By Emma Green
Taz Ahmed is 38, single, Muslim, and Bengali. She describes herself as spiritual, but not particularly religious. When she was growing up, her immigrant parents hoped she would marry an I.T. worker they found for her in Oklahoma. “I’m like, ‘I don’t even know who this person is, what do you even know about him?’” Ahmed recently told me. “They’re like, ‘You’re asking too many questions. You don’t need to know this much information.’”
Like other U.S. Muslims of her generation, Ahmed has spent a lifetime toggling between various aspects of her identity. She got to prom night by promising her mother she’d go with a gay guy. She swapped marriage in her 20s for a master’s degree. She even followed a band as it toured the country—a coming-of-age story straight out of Hollywood, except that it was a Muslim punk group called the Kominas.
“It would have been so much easier if I would have just gotten an arranged marriage,” she said. “But my parents were really half-hearted about it.”
Certain big life moments tend to force a reckoning with cultural identities. And there’s nothing that invites more questions about identity and values than figuring out who to date and marry.
American culture often presents two opposing paths for young Muslims.
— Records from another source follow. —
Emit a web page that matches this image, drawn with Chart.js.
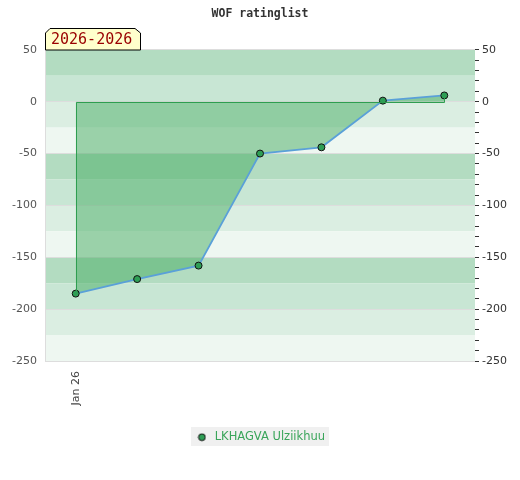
<!DOCTYPE html>
<html>
<head>
<meta charset="utf-8">
<script src="https://cdn.jsdelivr.net/npm/chart.js@4/dist/chart.umd.min.js"></script>
<style>
  html, body { margin: 0; padding: 0; background: #fff; }
  #wrap { width: 520px; height: 480px; }
</style>
</head>
<body>
<div id="wrap"><canvas id="myChart" width="520" height="480"></canvas></div>
<script>
// data
var dateLabels = ['Jan 26', '', '', '', '', '', ''];
var ratingValues = [-185, -171, -158, -50, -44, 1, 6];
var playerName = 'LKHAGVA Ulziikhuu';
var periodText = '2026-2026';
var yMin = -250, yMax = 50;
var bandColors = ['#b3dcc1', '#c8e6d4', '#dbeee2', '#eef7f1'];

// small dot used as the legend marker
var legendDot = document.createElement('canvas');
legendDot.width = 9;
legendDot.height = 9;
(function() {
    var c = legendDot.getContext('2d');
    c.beginPath();
    c.arc(4.5, 4.5, 3.4, 0, Math.PI * 2);
    c.fillStyle = '#2e9e55';
    c.fill();
    c.strokeStyle = '#111';
    c.lineWidth = 1;
    c.stroke();
})();

// stripes every 25 behind the plot
var bandsPlugin = {
    id: 'bands',
    beforeDraw: function(chart) {
        var ctx = chart.ctx, a = chart.chartArea, y = chart.scales.y;
        ctx.save();
        var i = 0;
        for (var v = yMax; v > yMin; v -= 25) {
            var top = y.getPixelForValue(v), bot = y.getPixelForValue(v - 25);
            ctx.fillStyle = bandColors[i % 4];
            ctx.fillRect(a.left, top, a.right - a.left, bot - top);
            i++;
        }
        // legend background
        var lg = chart.legend;
        if (lg && lg.legendHitBoxes && lg.legendHitBoxes.length) {
            var b = lg.legendHitBoxes[0];
            ctx.fillStyle = '#f0f0f0';
            ctx.fillRect(Math.round(b.left) - 4, Math.round(b.top + b.height / 2) - 10, Math.round(b.width) + 8, 19);
        }
        ctx.restore();
    }
};

// green outline round the filled area + period label
var outlinePlugin = {
    id: 'outline',
    afterDatasetsDraw: function(chart) {
        var ctx = chart.ctx, pts = chart.getDatasetMeta(0).data;
        var zero = chart.scales.y.getPixelForValue(0);
        var first = pts[0], last = pts[pts.length - 1];
        ctx.save();
        ctx.strokeStyle = '#2e9e50';
        ctx.lineWidth = 1;
        ctx.beginPath();
        ctx.moveTo(Math.round(first.x) + 0.5, first.y);
        ctx.lineTo(Math.round(first.x) + 0.5, Math.round(zero) + 0.5);
        ctx.lineTo(Math.round(last.x) + 0.5, Math.round(zero) + 0.5);
        ctx.lineTo(Math.round(last.x) + 0.5, last.y);
        ctx.stroke();
        ctx.restore();
    },
    afterDraw: function(chart) {
        var ctx = chart.ctx, a = chart.chartArea;
        var l = Math.round(a.left), b = Math.round(a.top), w = 95, h = 22, c = 5;
        ctx.save();
        ctx.beginPath();
        ctx.moveTo(l + 0.5, b);
        ctx.lineTo(l + 0.5, b - h + c);
        ctx.lineTo(l + c, b - h + 0.5);
        ctx.lineTo(l + w - c, b - h + 0.5);
        ctx.lineTo(l + w + 0.5, b - h + c);
        ctx.lineTo(l + w + 0.5, b);
        ctx.closePath();
        ctx.fillStyle = '#ffffcc';
        ctx.fill();
        ctx.strokeStyle = '#000';
        ctx.lineWidth = 1;
        ctx.stroke();
        ctx.fillStyle = '#990000';
        ctx.font = '15px "DejaVu Sans Mono"';
        ctx.textBaseline = 'middle';
        ctx.fillText(periodText, l + 6, b - h / 2 + 1);
        ctx.restore();
    }
};

var ctx = document.getElementById('myChart');
var myChart = new Chart(ctx, {
    type: 'line',
    data: {
        labels: dateLabels,
        datasets: [{
            label: playerName,
            data: ratingValues,
            fill: 'origin',
            backgroundColor: 'rgba(70,172,98,0.5)',
            borderColor: '#5aa0d8',
            borderWidth: 1.8,
            tension: 0,
            pointRadius: 3.5,
            pointBackgroundColor: '#2e9e55',
            pointBorderColor: '#111',
            pointBorderWidth: 1
        }]
    },
    options: {
        responsive: false,
        animation: false,
        layout: { padding: { left: 8, right: 8, bottom: 27 } },
        plugins: {
            title: {
                display: true,
                text: 'WOF ratinglist',
                color: '#333',
                font: { family: 'DejaVu Sans Mono', size: 11.5, weight: 'bold' },
                padding: { top: 7, bottom: 29 }
            },
            legend: {
                position: 'bottom',
                labels: {
                    usePointStyle: true,
                    pointStyleWidth: 14,
                    boxHeight: 9,
                    color: '#3aa55a',
                    font: { family: 'DejaVu Sans', size: 11.5 },
                    padding: 24,
                    generateLabels: function(chart) {
                        var items = Chart.defaults.plugins.legend.labels.generateLabels(chart);
                        items.forEach(function(it) { it.pointStyle = legendDot; });
                        return items;
                    }
                }
            },
            tooltip: { enabled: false }
        },
        scales: {
            x: {
                offset: true,
                grid: { display: false },
                border: { display: false },
                ticks: {
                    autoSkip: false,
                    maxRotation: 90,
                    minRotation: 90,
                    padding: 2,
                    color: '#444',
                    font: { family: 'DejaVu Sans', size: 11 }
                }
            },
            y: {
                min: yMin,
                max: yMax,
                afterFit: function(scale) { scale.width = 37; },
                ticks: {
                    stepSize: 50,
                    color: '#555',
                    padding: 8,
                    font: { family: 'DejaVu Sans', size: 11 }
                },
                grid: { color: '#dddddd', drawTicks: false },
                border: { display: true, color: '#dddddd' }
            },
            y2: {
                position: 'right',
                min: yMin,
                max: yMax,
                afterFit: function(scale) { scale.width = 37; },
                ticks: {
                    stepSize: 10,
                    autoSkip: false,
                    color: '#333',
                    padding: 3,
                    font: { family: 'DejaVu Sans', size: 11 },
                    callback: function(v) { return v % 50 === 0 ? v : ''; }
                },
                grid: { drawOnChartArea: false, tickLength: 4, color: '#333' },
                border: { display: false }
            }
        }
    },
    plugins: [bandsPlugin, outlinePlugin]
});
</script>
</body>
</html>
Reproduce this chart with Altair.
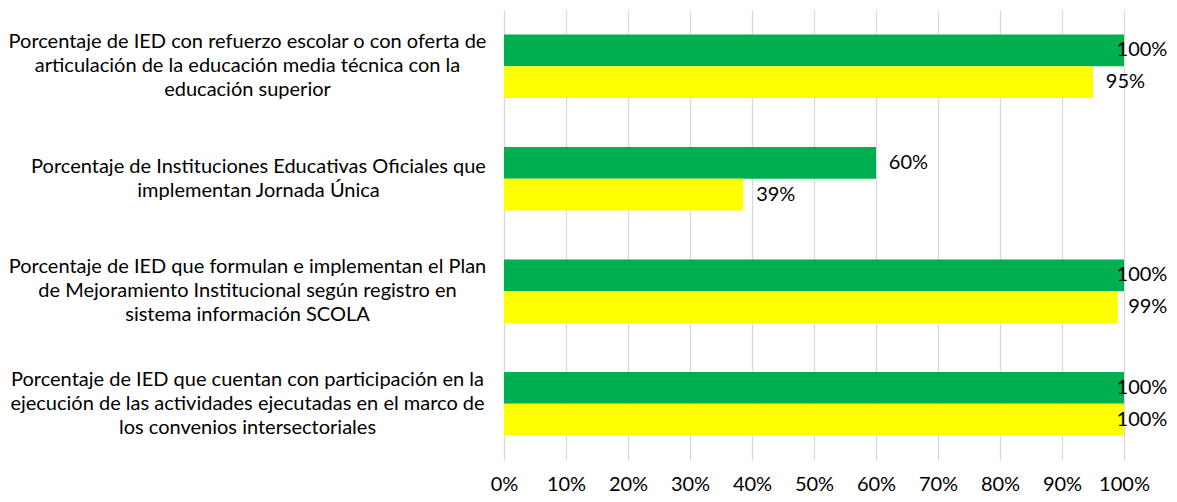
import altair as alt
import pandas as pd

FONT = "Lato"

categories = [
    "Porcentaje de IED con refuerzo escolar o con oferta de|articulación de la educación media técnica con la|educación superior",
    "Porcentaje de Instituciones Educativas Oficiales que|implementan Jornada Única",
    "Porcentaje de IED que formulan e implementan el Plan|de Mejoramiento Institucional según registro en|sistema información SCOLA",
    "Porcentaje de IED que cuentan con participación en la|ejecución de las actividades ejecutadas en el marco de|los convenios intersectoriales",
]
series = ["Meta", "Avance"]
meta_values = [1.00, 0.60, 1.00, 1.00]
avance_values = [0.95, 0.386, 0.99, 1.00]
x_ticks = [0, 0.1, 0.2, 0.3, 0.4, 0.5, 0.6, 0.7, 0.8, 0.9, 1.0]
colors = ["#00B050", "#FFFF00"]

rows = []
for c, m, a in zip(categories, meta_values, avance_values):
    rows.append({"cat": c, "serie": series[0], "v": m})
    rows.append({"cat": c, "serie": series[1], "v": a})
df = pd.DataFrame(rows)

three_lines = "length(split(datum.label, '|')) == 3"
second_cat = "indexof(datum.label, 'Jornada') >= 0"

base = alt.Chart(df).encode(
    y=alt.Y(
        "cat:N",
        sort=categories,
        scale=alt.Scale(paddingInner=0.434, paddingOuter=0.217),
        axis=alt.Axis(
            title=None,
            labelExpr="split(datum.label, '|')",
            labelAlign="center",
            labelBaseline="middle",
            labelPadding={"condition": {"test": second_cat, "value": 246}, "value": 257},
            labelOffset={"condition": {"test": three_lines, "value": -24}, "value": -12},
            labelLimit=0,
            labelFont=FONT,
            labelFontSize=20,
            labelLineHeight=24,
            labelColor="#000000",
            domain=False,
            ticks=False,
        ),
    ),
    yOffset=alt.YOffset("serie:N", sort=series),
)

bars = base.mark_bar().encode(
    x=alt.X(
        "v:Q",
        scale=alt.Scale(domain=[0, 1], nice=False),
        axis=alt.Axis(
            title=None,
            values=x_ticks,
            format=".0%",
            grid=True,
            gridColor="#D9D9D9",
            gridWidth=1.3,
            domain=False,
            ticks=False,
            labelOverlap=False,
            labelFlush=False,
            labelPadding=14,
            labelFont=FONT,
            labelFontSize=20,
            labelColor="#000000",
        ),
    ),
    color=alt.Color("serie:N", scale=alt.Scale(domain=series, range=colors), legend=None),
)

labels = base.mark_text(
    align="right", baseline="middle", font=FONT, fontSize=20, color="#000000"
).transform_calculate(
    lbl="format(datum.v, '.0%')"
).transform_calculate(
    rx="min(datum.v + 0.026 + (length(datum.lbl) > 3 ? 0.074 : 0.058), 1.07)"
).encode(
    x=alt.X("rx:Q"),
    text=alt.Text("lbl:N"),
)

chart = (
    alt.layer(bars, labels)
    .properties(
        width=620,
        height=450,
        autosize=alt.AutoSizeParams(type="none"),
        padding={"left": 496, "top": 2, "right": 45, "bottom": 34},
    )
    .configure_view(stroke=None)
)

chart.save("out.html", embed_options={"renderer": "svg", "actions": False})
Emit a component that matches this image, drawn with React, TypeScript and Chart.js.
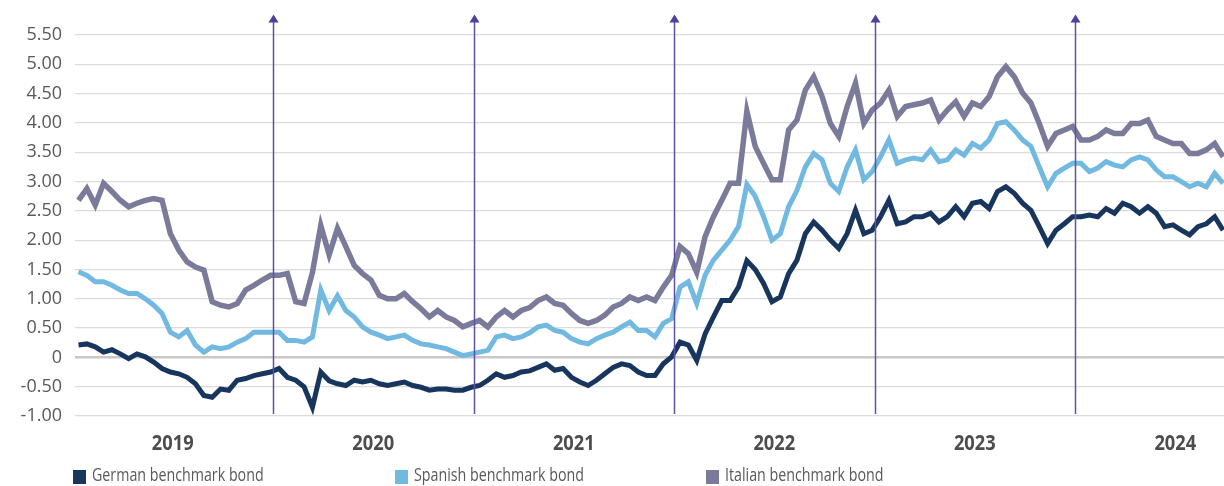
import React, { useEffect, useRef } from 'react';
import { Chart, registerables } from 'chart.js';

Chart.register(...registerables);

// Sampling: semi-monthly observations starting mid-January 2019 (decimal years)
const START_YEAR = 2019.03;
const STEP_YEARS = 1 / 24;
const X_MIN = 2019.0125;
const X_MAX = 2024.743;

const YEAR_LABELS = [2019, 2020, 2021, 2022, 2023, 2024];
const MARKER_YEARS = [2020, 2021, 2022, 2023, 2024];

const SERIES_NAMES = ['German benchmark bond', 'Spanish benchmark bond', 'Italian benchmark bond'];
const SERIES_COLORS = ['#18355e', '#72b9e1', '#7a7b9b'];
const SERIES_WIDTHS = [5, 5, 5.5];

const german = [
  0.21, 0.23, 0.18, 0.09, 0.13, 0.06, -0.02, 0.06, 0.01, -0.08,
  -0.19, -0.25, -0.28, -0.34, -0.45, -0.65, -0.68, -0.54, -0.56, -0.39,
  -0.36, -0.31, -0.28, -0.25, -0.19, -0.34, -0.39, -0.5, -0.85, -0.25,
  -0.4, -0.45, -0.48, -0.39, -0.42, -0.39, -0.45, -0.48, -0.45, -0.42,
  -0.48, -0.51, -0.56, -0.54, -0.54, -0.56, -0.56, -0.51, -0.48, -0.39,
  -0.28, -0.34, -0.31, -0.25, -0.23, -0.17, -0.11, -0.22, -0.19, -0.34,
  -0.42, -0.48, -0.39, -0.28, -0.17, -0.11, -0.14, -0.25, -0.31, -0.31,
  -0.11, 0.01, 0.26, 0.21, -0.05, 0.4, 0.69, 0.97, 0.97, 1.2,
  1.65, 1.5, 1.26, 0.95, 1.03, 1.43, 1.66, 2.11, 2.31, 2.17,
  2.0, 1.86, 2.11, 2.51, 2.11, 2.17, 2.4, 2.68, 2.28, 2.31,
  2.4, 2.4, 2.46, 2.31, 2.4, 2.57, 2.4, 2.63, 2.66, 2.54,
  2.83, 2.91, 2.8, 2.63, 2.51, 2.23, 1.94, 2.17, 2.28, 2.4,
  2.4, 2.43, 2.4, 2.54, 2.46, 2.63, 2.57, 2.46, 2.57, 2.46,
  2.23, 2.26, 2.17, 2.09, 2.23, 2.28, 2.4, 2.17,
];

const spanish = [
  1.46, 1.4, 1.29, 1.29, 1.23, 1.15, 1.09, 1.09, 1.0, 0.89,
  0.75, 0.43, 0.35, 0.46, 0.21, 0.09, 0.18, 0.15, 0.18, 0.26,
  0.32, 0.43, 0.43, 0.43, 0.43, 0.29, 0.29, 0.26, 0.35, 1.15,
  0.8, 1.05, 0.8, 0.69, 0.52, 0.43, 0.38, 0.32, 0.35, 0.38,
  0.29, 0.23, 0.21, 0.18, 0.15, 0.09, 0.03, 0.06, 0.09, 0.12,
  0.35, 0.38, 0.32, 0.35, 0.42, 0.52, 0.55, 0.46, 0.43, 0.32,
  0.26, 0.23, 0.32, 0.38, 0.43, 0.52, 0.6, 0.46, 0.46, 0.35,
  0.58, 0.66, 1.2, 1.29, 0.92, 1.4, 1.66, 1.83, 2.0, 2.23,
  2.95, 2.75, 2.4, 2.0, 2.11, 2.57, 2.85, 3.25, 3.48, 3.37,
  2.97, 2.83, 3.25, 3.54, 3.03, 3.17, 3.42, 3.71, 3.31, 3.37,
  3.4, 3.37, 3.54, 3.34, 3.37, 3.54, 3.45, 3.65, 3.57, 3.71,
  3.99, 4.02, 3.88, 3.71, 3.6, 3.25, 2.91, 3.14, 3.23, 3.31,
  3.31, 3.17, 3.23, 3.34, 3.28, 3.25, 3.37, 3.42, 3.37, 3.2,
  3.08, 3.08, 3.0, 2.91, 2.97, 2.91, 3.14, 2.97,
];

const italian = [
  2.68, 2.88, 2.6, 2.97, 2.83, 2.68, 2.57, 2.63, 2.68, 2.71,
  2.68, 2.11, 1.83, 1.63, 1.54, 1.49, 0.95, 0.89, 0.86, 0.92,
  1.15, 1.23, 1.32, 1.4, 1.4, 1.43, 0.95, 0.92, 1.45, 2.25,
  1.75, 2.2, 1.89, 1.57, 1.43, 1.32, 1.06, 1.0, 1.0, 1.09,
  0.95, 0.83, 0.69, 0.8, 0.69, 0.63, 0.52, 0.58, 0.63, 0.52,
  0.69, 0.8, 0.69, 0.8, 0.85, 0.97, 1.03, 0.92, 0.89, 0.75,
  0.63, 0.58, 0.63, 0.72, 0.86, 0.92, 1.03, 0.97, 1.03, 0.97,
  1.2, 1.4, 1.89, 1.77, 1.45, 2.06, 2.4, 2.68, 2.97, 2.97,
  4.2, 3.6, 3.31, 3.03, 3.03, 3.88, 4.05, 4.56, 4.79, 4.45,
  3.99, 3.77, 4.28, 4.68, 3.99, 4.22, 4.34, 4.56, 4.11, 4.28,
  4.31, 4.34, 4.39, 4.05, 4.22, 4.36, 4.11, 4.34, 4.28, 4.45,
  4.79, 4.96, 4.79, 4.51, 4.34, 3.99, 3.6, 3.82, 3.88, 3.94,
  3.71, 3.71, 3.77, 3.88, 3.82, 3.82, 3.99, 3.99, 4.05, 3.77,
  3.71, 3.65, 3.65, 3.48, 3.48, 3.54, 3.65, 3.42,
];

const SERIES = [german, spanish, italian];

const TEXT_FONT = "'Open Sans', sans-serif";

// Draws text horizontally condensed (the original uses a condensed typeface)
function condensedText(ctx: any, text: string, x: number, y: number, ratio: number, align: string) {
  ctx.save();
  ctx.translate(x, y);
  ctx.scale(ratio, 1);
  ctx.textAlign = align;
  ctx.fillText(text, 0, 0);
  ctx.restore();
}

const arrowPlugin = {
  id: 'yearArrows',
  afterDatasetsDraw(chart: any) {
    const { ctx, chartArea, scales } = chart;
    const x = scales.x;
    ctx.save();
    ctx.strokeStyle = '#5d52a8';
    ctx.fillStyle = '#4b419e';
    ctx.lineWidth = 1.5;
    MARKER_YEARS.forEach((yr) => {
      const px = Math.round(x.getPixelForValue(yr)) + 0.5;
      const tip = chartArea.top - 20.5;
      ctx.beginPath();
      ctx.moveTo(px, chartArea.bottom - 2);
      ctx.lineTo(px, tip + 6);
      ctx.stroke();
      ctx.beginPath();
      ctx.moveTo(px, tip);
      ctx.lineTo(px - 5, tip + 8);
      ctx.lineTo(px + 5, tip + 8);
      ctx.closePath();
      ctx.fill();
    });
    ctx.restore();
  },
};

const yearLabelPlugin = {
  id: 'yearLabels',
  afterDraw(chart: any) {
    const { ctx, chartArea, scales } = chart;
    const x = scales.x;
    ctx.save();
    ctx.font = `bold 22px ${TEXT_FONT}`;
    ctx.fillStyle = '#4d4d4d';
    ctx.textBaseline = 'middle';
    YEAR_LABELS.forEach((yr) => {
      const px = x.getPixelForValue(yr + 0.5);
      condensedText(ctx, String(yr), px, chartArea.bottom + 28, 0.83, 'center');
    });
    ctx.restore();
  },
};

const legendPlugin = {
  id: 'bottomLegend',
  afterDraw(chart: any) {
    const { ctx, width } = chart;
    const fractions = [0.0596, 0.3227, 0.5768];
    ctx.save();
    ctx.font = `19px ${TEXT_FONT}`;
    ctx.textBaseline = 'middle';
    SERIES_NAMES.forEach((name, i) => {
      const x0 = Math.round(width * fractions[i]);
      ctx.fillStyle = SERIES_COLORS[i];
      ctx.fillRect(x0, 470, 13, 14);
      ctx.fillStyle = '#595959';
      condensedText(ctx, name, x0 + 19, 476, 0.75, 'left');
    });
    ctx.restore();
  },
};

export default function App() {
  const ref = useRef<HTMLCanvasElement>(null);

  useEffect(() => {
    if (!ref.current) return;
    const toPoints = (arr: number[]) => arr.map((v, i) => ({ x: START_YEAR + i * STEP_YEARS, y: v }));
    const chart = new Chart(ref.current, {
      type: 'line',
      data: {
        datasets: SERIES.map((s, i) => ({
          label: SERIES_NAMES[i],
          data: toPoints(s),
          borderColor: SERIES_COLORS[i],
          backgroundColor: SERIES_COLORS[i],
          borderWidth: SERIES_WIDTHS[i],
          pointRadius: 0,
          tension: 0,
          fill: false,
        })),
      },
      options: {
        animation: false,
        responsive: false,
        devicePixelRatio: 1,
        layout: { padding: { top: 35, left: 0, right: 0, bottom: 0 } },
        plugins: {
          legend: { display: false },
          tooltip: { enabled: false },
        },
        scales: {
          x: {
            type: 'linear',
            min: X_MIN,
            max: X_MAX,
            grid: { display: false, drawTicks: false },
            border: { display: false },
            afterBuildTicks: (scale: any) => {
              scale.ticks = YEAR_LABELS.map((y) => ({ value: y + 0.5 }));
            },
            afterFit: (scale: any) => {
              scale.height = 70;
            },
            ticks: { display: false },
          },
          y: {
            min: -1,
            max: 5.5,
            afterFit: (scale: any) => {
              scale.width = 75;
            },
            grid: {
              drawTicks: false,
              color: (c: any) => (c.tick && c.tick.value === 0 ? '#c8c8c8' : '#dcdcdc'),
              lineWidth: (c: any) => (c.tick && c.tick.value === 0 ? 2.5 : 1.3),
            },
            border: { display: false },
            ticks: {
              stepSize: 0.5,
              padding: 13,
              color: '#595959',
              font: { family: TEXT_FONT, size: 18 },
              callback: (v: any) => (Number(v) === 0 ? '0' : Number(v).toFixed(2)),
            },
          },
        },
      },
      plugins: [arrowPlugin, yearLabelPlugin, legendPlugin],
    });
    return () => chart.destroy();
  }, []);

  return (
    <div style={{ position: 'fixed', left: 0, top: 0, width: 1224, height: 486, background: '#fff' }}>
      <canvas ref={ref} width={1224} height={486} style={{ display: 'block', width: 1224, height: 486 }} />
    </div>
  );
}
On one side are people like President Donald Trump, who retweets unverified videos purporting to show Muslim violence; says things like “I think Islam hate us”; and claims there’s “no real assimilation” among even second- and third-generation Muslims in the U.S. On the other are movies like The Big Sick, which depicts the autobiographical love story of Kumail Nanjiani, a Muslim comedian who rejects religion and falls in love with a white woman, devastating his immigrant family.